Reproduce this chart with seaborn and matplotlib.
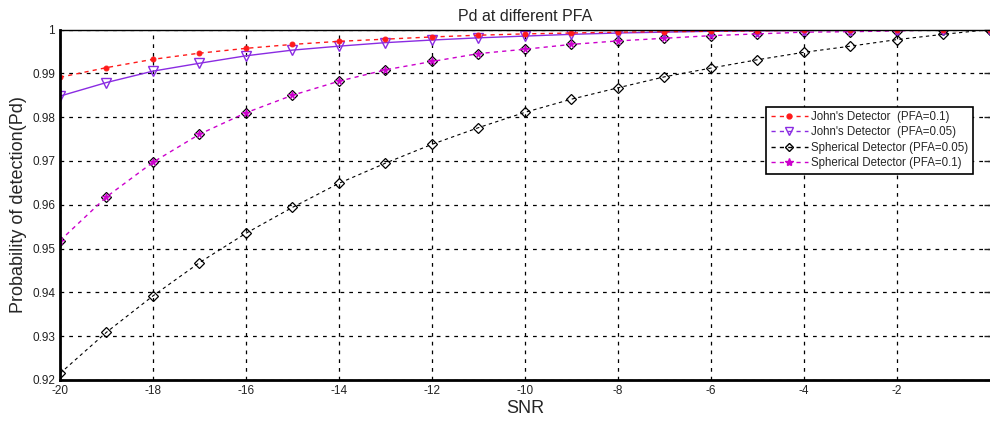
import matplotlib
matplotlib.use("Agg")
import matplotlib.pyplot as plt
import seaborn as sns
import pandas as pd
from matplotlib.lines import Line2D

snr = list(range(-20, 1))

johns_pfa01 = [0.9891, 0.9913, 0.9932, 0.9946, 0.9957, 0.9966, 0.9973, 0.9978,
               0.9983, 0.9987, 0.9990, 0.9992, 0.9994, 0.9995, 0.9996, 0.9997,
               0.9998, 0.9999, 0.9999, 1.0, 1.0]
johns_pfa005 = [0.9848, 0.9879, 0.9905, 0.9923, 0.9940, 0.9953, 0.9962, 0.9970,
                0.9976, 0.9981, 0.9985, 0.9989, 0.9992, 0.9994, 0.9996, 0.9997,
                0.9998, 0.9999, 0.9999, 1.0, 1.0]
spher_pfa005 = [0.9215, 0.9309, 0.9392, 0.9468, 0.9535, 0.9594, 0.9649, 0.9695,
                0.9738, 0.9776, 0.9811, 0.9841, 0.9867, 0.9892, 0.9912, 0.9931,
                0.9948, 0.9962, 0.9977, 0.9989, 1.0]
spher_pfa01 = [0.9518, 0.9618, 0.9697, 0.9761, 0.9810, 0.9850, 0.9882, 0.9908,
               0.9927, 0.9945, 0.9955, 0.9966, 0.9974, 0.9980, 0.9986, 0.9990,
               0.9994, 0.9995, 0.9997, 0.9999, 1.0]

labels = ["John's Detector  (PFA=0.1)", "John's Detector  (PFA=0.05)",
          "Spherical Detector (PFA=0.05)", "Spherical Detector (PFA=0.1)"]

sns.set_style("white")
plt.rcParams['font.family'] = ['Liberation Sans', 'DejaVu Sans']
plt.rcParams['axes.unicode_minus'] = False

fig = plt.figure(figsize=(9.9, 4.21), dpi=100)
ax = fig.add_axes([0.0606, 0.0974, 0.9394, 0.8325])

df = pd.DataFrame({'SNR': snr, 'j01': johns_pfa01, 'j005': johns_pfa005,
                   's005': spher_pfa005, 's01': spher_pfa01})

red = '#ff1a1a'
purple = '#8a2be2'
magenta = '#cc00cc'

sns.lineplot(data=df, x='SNR', y='s005', ax=ax, color='black', lw=0.8,
             linestyle=(0, (3, 3)), marker='D', markersize=5,
             markerfacecolor='none', markeredgecolor='black', markeredgewidth=0.9)
# diamonds sitting under the magenta stars
sns.lineplot(data=df, x='SNR', y='s01', ax=ax, color='black', lw=0,
             marker='D', markersize=5, markerfacecolor='none',
             markeredgecolor='black', markeredgewidth=0.9)
sns.lineplot(data=df, x='SNR', y='s01', ax=ax, color=magenta, lw=1.0,
             linestyle=(0, (3, 3)), marker='*', markersize=5.5,
             markerfacecolor=magenta, markeredgecolor=magenta)
sns.lineplot(data=df, x='SNR', y='j005', ax=ax, color=purple, lw=1.0,
             marker='v', markersize=7, markerfacecolor='none',
             markeredgecolor=purple, markeredgewidth=1.0)
sns.lineplot(data=df, x='SNR', y='j01', ax=ax, color=red, lw=1.0,
             linestyle=(0, (3, 3)), marker='o', markersize=3.5,
             markerfacecolor=red, markeredgecolor=red)

ax.set_xlim(-20, 0)
ax.set_ylim(0.92, 1.0)
ax.set_xticks(range(-20, 0, 2))
ax.set_yticks([0.92, 0.93, 0.94, 0.95, 0.96, 0.97, 0.98, 0.99, 1.0])
ax.set_yticklabels(['0.92', '0.93', '0.94', '0.95', '0.96', '0.97', '0.98', '0.99', '1'])
ax.tick_params(axis='both', labelsize=8.5, colors='#222222', direction='in',
               length=4, width=1, top=False, right=True)
ax.grid(True, color='black', linestyle=(0, (3, 4)), linewidth=0.9)

for side in ['left', 'bottom']:
    ax.spines[side].set_linewidth(2)
    ax.spines[side].set_color('black')
ax.spines['top'].set_linewidth(1)
ax.spines['top'].set_color('black')
ax.spines['right'].set_visible(False)

ax.set_title('Pd at different PFA', fontsize=11.5, pad=6)
ax.set_xlabel('SNR', fontsize=13, labelpad=2)
ax.set_ylabel('Probability of detection(Pd)', fontsize=13, labelpad=4)

handles = [
    Line2D([], [], color=red, ls=(0, (3, 3)), lw=1, marker='o', ms=3.5, mfc=red, mec=red),
    Line2D([], [], color=purple, ls=(0, (3, 3)), lw=1, marker='v', ms=6, mfc='none', mec=purple),
    Line2D([], [], color='black', ls=(0, (3, 3)), lw=1, marker='D', ms=4.5, mfc='none', mec='black'),
    Line2D([], [], color=magenta, ls=(0, (3, 3)), lw=1, marker='*', ms=6, mfc=magenta, mec=magenta),
]
leg = ax.legend(handles, labels, loc='upper left', bbox_to_anchor=(0.7595, 0.78),
                fontsize=8.3, frameon=True, fancybox=False, framealpha=1,
                edgecolor='black', handlelength=3.2, handletextpad=0.3,
                borderpad=0.4, labelspacing=0.28, borderaxespad=0)
leg.get_frame().set_linewidth(1.2)

fig.savefig('out.png', dpi=100)
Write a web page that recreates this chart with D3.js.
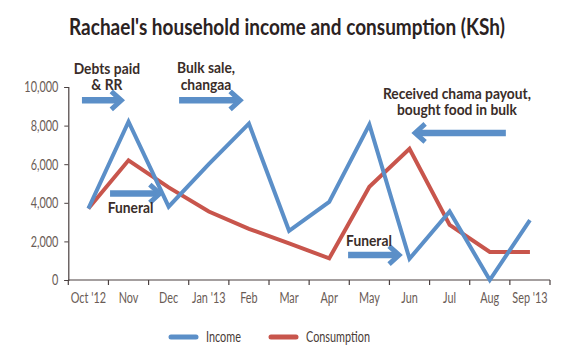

•••••

§ PROBLEM TO WORK ON:
Copy out each line of the material that holds the word "matplotlib".

§ SOLUTION FOR THIS EXERCISE:
Reproduce this chart with seaborn and matplotlib.
import matplotlib
matplotlib.use("Agg")
import matplotlib.pyplot as plt
from matplotlib.lines import Line2D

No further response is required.